(Exercise directions) Your task is to write out only the lines running from the line with "Rebuild this chart" to the line with "1.98, 1.37, 1.0];", both ends kept, with no images.

[Collected data]
━━━━━━
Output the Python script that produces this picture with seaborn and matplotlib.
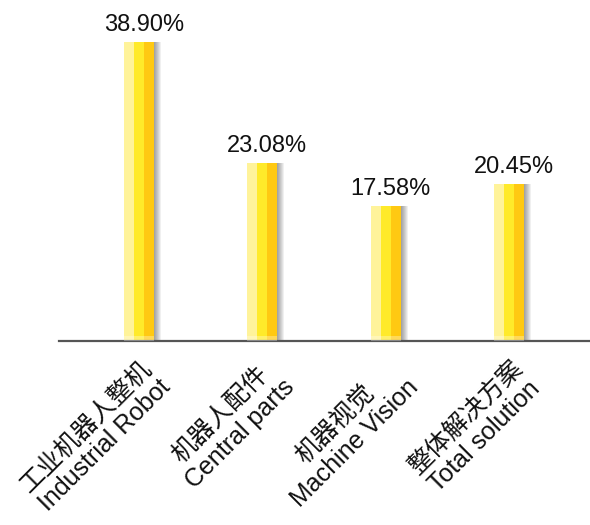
import matplotlib
matplotlib.use("Agg")
import matplotlib.pyplot as plt
import matplotlib.transforms as mtransforms
import numpy as np
import pandas as pd
import seaborn as sns

# chart data
categories = ["工业机器人整机\nIndustrial Robot", "机器人配件\nCentral parts",
              "机器视觉\nMachine Vision", "整体解决方案\nTotal solution"]
shares = [38.90, 23.08, 17.58, 20.45]
value_labels = ["38.90%", "23.08%", "17.58%", "20.45%"]
stripes = ["light", "mid", "dark"]
stripe_colors = ["#FFF39A", "#FFEA2A", "#FFC912"]

sns.set_theme(style="white")
plt.rcParams["font.family"] = ["Liberation Sans", "Noto Sans CJK SC", "DejaVu Sans"]

# long form: each bar is three vertical stripes
df = pd.DataFrame([(c, s, v) for c, v in zip(categories, shares) for s in stripes],
                  columns=["category", "stripe", "share"])

fig = plt.figure(figsize=(5.9, 5.25), dpi=100)
ax = fig.add_axes([0.1, 0.3505, 0.9, 0.6495])

bar_w = 0.243
px = 1 / 123.5  # data units per pixel along x
xs = np.arange(len(categories))

# soft shadow on the right of each bar
for k in range(7):
    ax.bar(xs + bar_w / 2, shares, width=(k + 1) * px, align="edge",
           color="#000000", alpha=0.06, linewidth=0, zorder=1)

sns.barplot(data=df, x="category", y="share", hue="stripe", palette=stripe_colors,
            width=bar_w, gap=0, dodge=True, saturation=1, errorbar=None,
            legend=False, linewidth=0, ax=ax, zorder=2)

# lighter band at the foot of the bars
ax.bar(xs, [0.6] * len(xs), width=bar_w, color="white", alpha=0.3, linewidth=0, zorder=3)

for i, (v, t) in enumerate(zip(shares, value_labels)):
    ax.annotate(t, (i, v), xytext=(5, 11), textcoords="offset pixels",
                ha="center", va="baseline", fontsize=17, color="#111111")

ax.set_xlim(-0.645, 3.655)
ax.set_ylim(0, 44.34)
ax.set_yticks([])
ax.set_xlabel("")
ax.set_ylabel("")
ax.set_xticks(xs)
ax.set_xticklabels(categories, rotation=45, ha="right", va="top", rotation_mode="anchor",
                   multialignment="center", fontsize=18, linespacing=1.15,
                   color="#111111", fontweight="light")
ax.tick_params(axis="x", length=0, pad=0)
offset = mtransforms.ScaledTranslation(0.01, -0.15, fig.dpi_scale_trans)
for lbl in ax.get_xticklabels():
    lbl.set_transform(lbl.get_transform() + offset)

for side in ["left", "right", "top"]:
    ax.spines[side].set_visible(False)
ax.spines["bottom"].set_color("#555555")
ax.spines["bottom"].set_linewidth(1.6)

fig.savefig("out.png", dpi=100)
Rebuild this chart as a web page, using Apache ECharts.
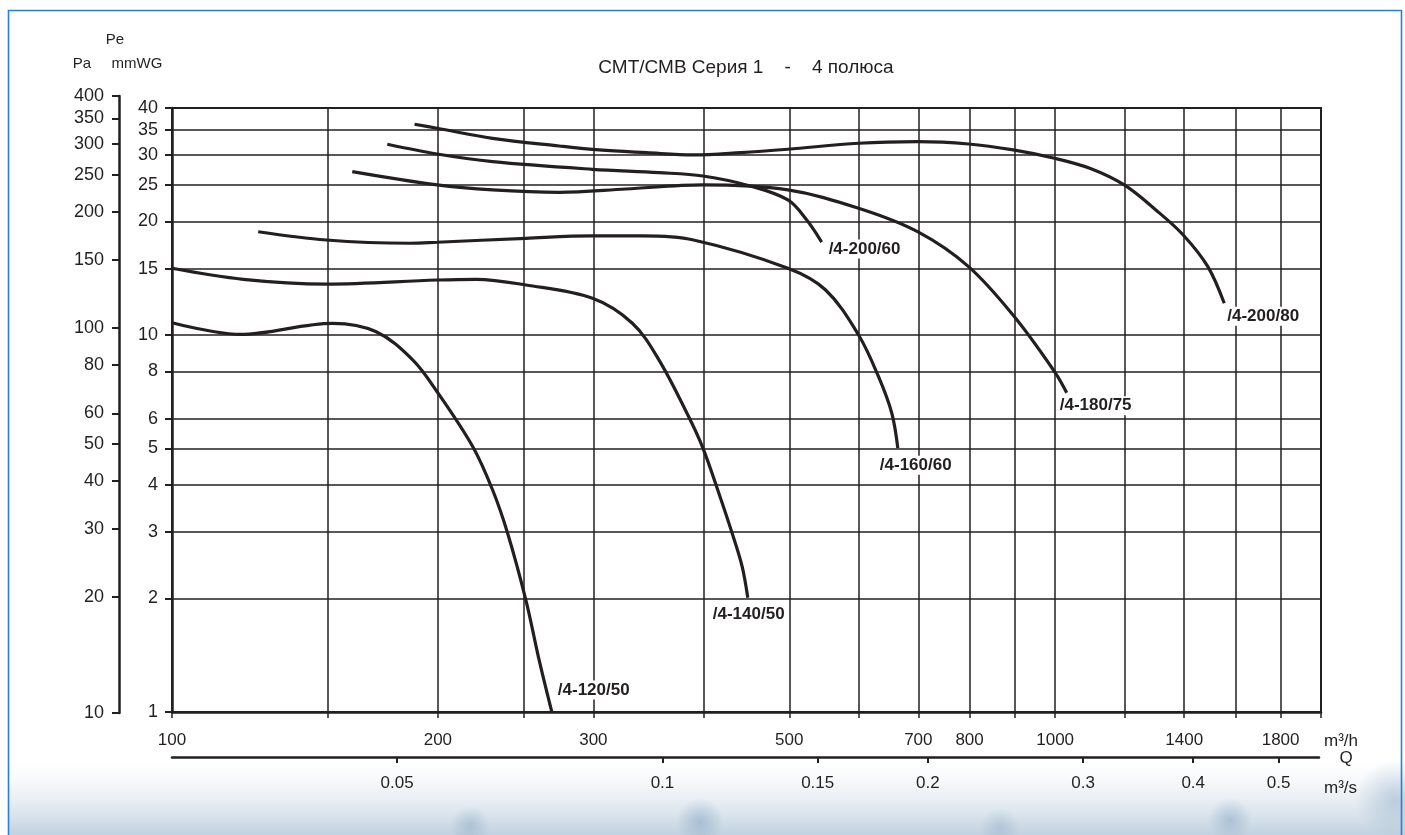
<!DOCTYPE html>
<html>
<head>
<meta charset="utf-8">
<title>СМТ/СМВ Серия 1 - 4 полюса</title>
<script src="https://cdn.jsdelivr.net/npm/echarts@6/dist/echarts.min.js"></script>
<style>
  html, body { margin: 0; padding: 0; background: #ffffff; }
  #chart { width: 1405px; height: 835px; }
</style>
</head>
<body>
<div id="chart"></div>
<script>
// ---- axis ticks ----
const pressureTicks = [1, 2, 3, 4, 5, 6, 8, 10, 15, 20, 25, 30, 35, 40];          // mmWG
const pascalTicks   = [10, 20, 30, 40, 50, 60, 80, 100, 150, 200, 250, 300, 350, 400]; // Pa
const flowGrid      = [100, 150, 200, 250, 300, 400, 500, 600, 700, 800, 900, 1000, 1200, 1400, 1600, 1800, 2000]; // m3/h
const flowLabels    = [100, 200, 300, 500, 700, 800, 1000, 1400, 1800];           // m3/h
const flowSecTicks  = [0.05, 0.1, 0.15, 0.2, 0.3, 0.4, 0.5];                      // m3/s

// ---- fan curves: flow Q (m3/h) and static pressure Pe (mmWG) ----
const q_120_50 = [100, 119.4, 152.1, 170.3, 187.3, 199.6, 219.0, 230.7, 239.9, 251.6, 260.5, 269.2];
const p_120_50 = [10.78, 10.04, 10.74, 10.2, 8.59, 7.07, 5.06, 3.88, 2.98, 1.98, 1.37, 1.0];

const q_140_50 = [100, 120.4, 149.5, 199.6, 221.0, 251.6, 299.3, 332.1, 355.9, 384.9, 399.2, 416.2, 430.8, 442.2, 448.7];
const p_140_50 = [15.03, 14.05, 13.65, 13.99, 14.05, 13.57, 12.51, 10.74, 8.59, 6.05, 5.01, 3.8, 2.98, 2.43, 2.01];

const q_160_60 = [125.2, 149.5, 185.7, 199.6, 251.6, 299.3, 340.8, 389.5, 498.2, 549.7, 599.0, 631.0, 653.2, 663.5];
const p_160_60 = [18.79, 17.86, 17.51, 17.62, 18.05, 18.31, 18.31, 17.86, 15.03, 13.16, 10.0, 7.75, 6.2, 5.01];

const q_180_75 = [160.0, 199.6, 230.7, 274.4, 326.5, 399.2, 498.2, 599.0, 698.6, 797.9, 898.8, 1000, 1030.6];
const p_180_75 = [27.12, 25.0, 24.25, 23.9, 24.39, 25.0, 24.25, 21.68, 18.79, 15.18, 11.19, 7.95, 7.03];

const q_200_60 = [175.3, 199.6, 230.7, 299.3, 355.9, 399.2, 451.6, 498.2, 523.3, 544.0];
const p_200_60 = [32.05, 30.2, 28.82, 27.51, 26.95, 26.41, 24.85, 22.81, 20.18, 17.64];

const q_200_80 = [188.2, 199.6, 230.7, 274.4, 304.6, 344.4, 389.5, 440.5, 498.2, 599.0, 698.6, 797.9, 896.4, 998.2, 1094.5, 1197.4, 1300.2, 1396.4, 1489.0, 1554.1];
const p_200_80 = [36.22, 35.35, 33.24, 31.72, 30.96, 30.45, 30.03, 30.45, 31.09, 32.25, 32.57, 32.11, 30.96, 29.43, 27.68, 25.0, 21.46, 18.42, 15.18, 12.14];

const curveNames = ['/4-120/50', '/4-140/50', '/4-160/60', '/4-180/75', '/4-200/60', '/4-200/80'];
const curveFlows = [q_120_50, q_140_50, q_160_60, q_180_75, q_200_60, q_200_80];
const curvePressures = [p_120_50, p_140_50, p_160_60, p_180_75, p_200_60, p_200_80];

// label placement next to the end of each curve
const labelOffsets = [[5, -22], [-36, 17], [-19, 17], [-8, 13], [6, 7], [2, 13]];

const INK = '#231f20';
const FONT = '"Liberation Sans", Arial, Helvetica, sans-serif';

const chart = echarts.init(document.getElementById('chart'), null, { renderer: 'canvas' });

const series = curveNames.map(function (name, i) {
  const q = curveFlows[i], p = curvePressures[i];
  return {
    name: name,
    type: 'line',
    xAxisIndex: 0,
    yAxisIndex: 0,
    data: q.map(function (v, k) { return [v, p[k]]; }),
    showSymbol: false,
    smooth: 0.35,
    clip: true,
    z: 5,
    lineStyle: { color: INK, width: 3.2 },
    endLabel: {
      show: true,
      formatter: name,
      distance: 0,
      offset: labelOffsets[i],
      align: 'left',
      verticalAlign: 'middle',
      color: INK,
      fontFamily: FONT,
      fontSize: 17,
      fontWeight: 'bold',
      backgroundColor: '#ffffff',
      padding: [1, 1, 1, 1]
    }
  };
});

function haze(cx, cy, rx, ry, rgb, a) {
  return {
    type: 'ellipse', silent: true, z: -9, shape: { cx: cx, cy: cy, rx: rx, ry: ry },
    style: { fill: new echarts.graphic.RadialGradient(0.5, 0.5, 0.5, [
      { offset: 0, color: 'rgba(' + rgb + ',' + a + ')' }, { offset: 1, color: 'rgba(' + rgb + ',0)' }]) }
  };
}

const option = {
  animation: false,
  backgroundColor: '#ffffff',
  textStyle: { fontFamily: FONT, color: INK },
  grid: [
    { left: 172, top: 108, width: 1149, height: 604, show: true, borderColor: INK, borderWidth: 2, backgroundColor: 'transparent', z: 3 },
    { left: 119, top: 96, width: 1, height: 617, show: false },
    { left: 172, top: 756, width: 1147, height: 1, show: false }
  ],
  xAxis: [
    {
      gridIndex: 0, type: 'log', logBase: 10, min: 100, max: 2000,
      axisLine: { show: true, onZero: false, lineStyle: { color: INK, width: 2.5 } },
      axisTick: { show: true, customValues: flowGrid, length: 6, lineStyle: { color: INK, width: 1.5 } },
      minorTick: { show: false },
      splitLine: { show: true, lineStyle: { color: INK, width: 1.5 } },
      axisLabel: {
        customValues: flowLabels, margin: 20, fontSize: 17, color: INK, fontFamily: FONT,
        formatter: function (v) { return String(Math.round(v)); }
      }
    },
    { gridIndex: 1, type: 'value', show: false, min: 0, max: 1 },
    {
      gridIndex: 2, type: 'log', logBase: 10, min: 100 / 3600, max: 2000 / 3600,
      position: 'bottom',
      axisLine: { show: true, onZero: false, lineStyle: { color: INK, width: 2.5 } },
      axisTick: { show: true, customValues: flowSecTicks, length: 6, lineStyle: { color: INK, width: 2 } },
      minorTick: { show: false },
      splitLine: { show: false },
      axisLabel: {
        customValues: flowSecTicks, margin: 18, fontSize: 17, color: INK, fontFamily: FONT,
        formatter: function (v) { return String(Math.round(v * 100) / 100); }
      }
    }
  ],
  yAxis: [
    {
      gridIndex: 0, type: 'log', logBase: 10, min: 1, max: 40,
      axisLine: { show: true, onZero: false, lineStyle: { color: INK, width: 2.5 } },
      axisTick: { show: true, customValues: pressureTicks, length: 7, lineStyle: { color: INK, width: 2 } },
      minorTick: { show: false },
      splitLine: { show: true, lineStyle: { color: INK, width: 1.5 } },
      axisLabel: { customValues: pressureTicks, margin: 14, fontSize: 18, color: INK, fontFamily: FONT }
    },
    {
      gridIndex: 1, type: 'log', logBase: 10, min: 10, max: 400, position: 'left',
      axisLine: { show: true, onZero: false, lineStyle: { color: INK, width: 2.5 } },
      axisTick: { show: true, customValues: pascalTicks, length: 7, lineStyle: { color: INK, width: 2 } },
      minorTick: { show: false },
      splitLine: { show: false },
      axisLabel: { customValues: pascalTicks, margin: 15, fontSize: 18, color: INK, fontFamily: FONT }
    },
    { gridIndex: 2, type: 'value', show: false, min: 0, max: 1 }
  ],
  graphic: [
    // soft bluish band along the bottom
    {
      type: 'rect', silent: true, z: -10,
      shape: { x: 9, y: 752, width: 1396, height: 83 },
      style: {
        fill: new echarts.graphic.LinearGradient(0, 0, 0, 1, [
          { offset: 0, color: 'rgba(255,255,255,0)' },
          { offset: 0.45, color: 'rgba(222,231,239,0.45)' },
          { offset: 1, color: 'rgba(172,194,212,0.75)' }
        ])
      }
    },
    haze(470, 826, 120, 20, '150,178,202', 0.6),
    haze(700, 822, 130, 24, '140,170,198', 0.6),
    haze(1000, 828, 140, 20, '150,178,202', 0.5),
    haze(1230, 820, 130, 22, '140,170,198', 0.55),
    haze(1395, 800, 45, 40, '150,178,202', 0.55),
    // blue frame
    {
      type: 'rect', silent: true, z: 20,
      shape: { x: 8.5, y: 10.5, width: 1393, height: 900 },
      style: { fill: 'none', stroke: '#2b7fd0', lineWidth: 1.6 }
    },
    // title
    {
      type: 'text', x: 746, y: 68, z: 10,
      style: { text: 'СМТ/СМВ Серия 1    -    4 полюса', fill: INK, font: '19px ' + FONT, textAlign: 'center', textVerticalAlign: 'middle' }
    },
    // axis captions
    { type: 'text', x: 115, y: 40, z: 10, style: { text: 'Pe', fill: INK, font: '15px ' + FONT, textAlign: 'center', textVerticalAlign: 'middle' } },
    { type: 'text', x: 82, y: 64, z: 10, style: { text: 'Pa', fill: INK, font: '15px ' + FONT, textAlign: 'center', textVerticalAlign: 'middle' } },
    { type: 'text', x: 137, y: 64, z: 10, style: { text: 'mmWG', fill: INK, font: '15px ' + FONT, textAlign: 'center', textVerticalAlign: 'middle' } },
    // flow units
    { type: 'text', x: 1324, y: 741, z: 10, style: { text: 'm³/h', fill: INK, font: '17px ' + FONT, textAlign: 'left', textVerticalAlign: 'middle' } },
    { type: 'text', x: 1346, y: 758, z: 10, style: { text: 'Q', fill: INK, font: '17px ' + FONT, textAlign: 'center', textVerticalAlign: 'middle' } },
    { type: 'text', x: 1324, y: 788, z: 10, style: { text: 'm³/s', fill: INK, font: '17px ' + FONT, textAlign: 'left', textVerticalAlign: 'middle' } }
  ],
  series: series
};

chart.setOption(option);
</script>
</body>
</html>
━━━━━━
(Reply)
Rebuild this chart as a web page, using Apache ECharts.
<!DOCTYPE html>
<html>
<head>
<meta charset="utf-8">
<title>СМТ/СМВ Серия 1 - 4 полюса</title>
<script src="https://cdn.jsdelivr.net/npm/echarts@6/dist/echarts.min.js"></script>
<style>
  html, body { margin: 0; padding: 0; background: #ffffff; }
  #chart { width: 1405px; height: 835px; }
</style>
</head>
<body>
<div id="chart"></div>
<script>
// ---- axis ticks ----
const pressureTicks = [1, 2, 3, 4, 5, 6, 8, 10, 15, 20, 25, 30, 35, 40];          // mmWG
const pascalTicks   = [10, 20, 30, 40, 50, 60, 80, 100, 150, 200, 250, 300, 350, 400]; // Pa
const flowGrid      = [100, 150, 200, 250, 300, 400, 500, 600, 700, 800, 900, 1000, 1200, 1400, 1600, 1800, 2000]; // m3/h
const flowLabels    = [100, 200, 300, 500, 700, 800, 1000, 1400, 1800];           // m3/h
const flowSecTicks  = [0.05, 0.1, 0.15, 0.2, 0.3, 0.4, 0.5];                      // m3/s

// ---- fan curves: flow Q (m3/h) and static pressure Pe (mmWG) ----
const q_120_50 = [100, 119.4, 152.1, 170.3, 187.3, 199.6, 219.0, 230.7, 239.9, 251.6, 260.5, 269.2];
const p_120_50 = [10.78, 10.04, 10.74, 10.2, 8.59, 7.07, 5.06, 3.88, 2.98, 1.98, 1.37, 1.0];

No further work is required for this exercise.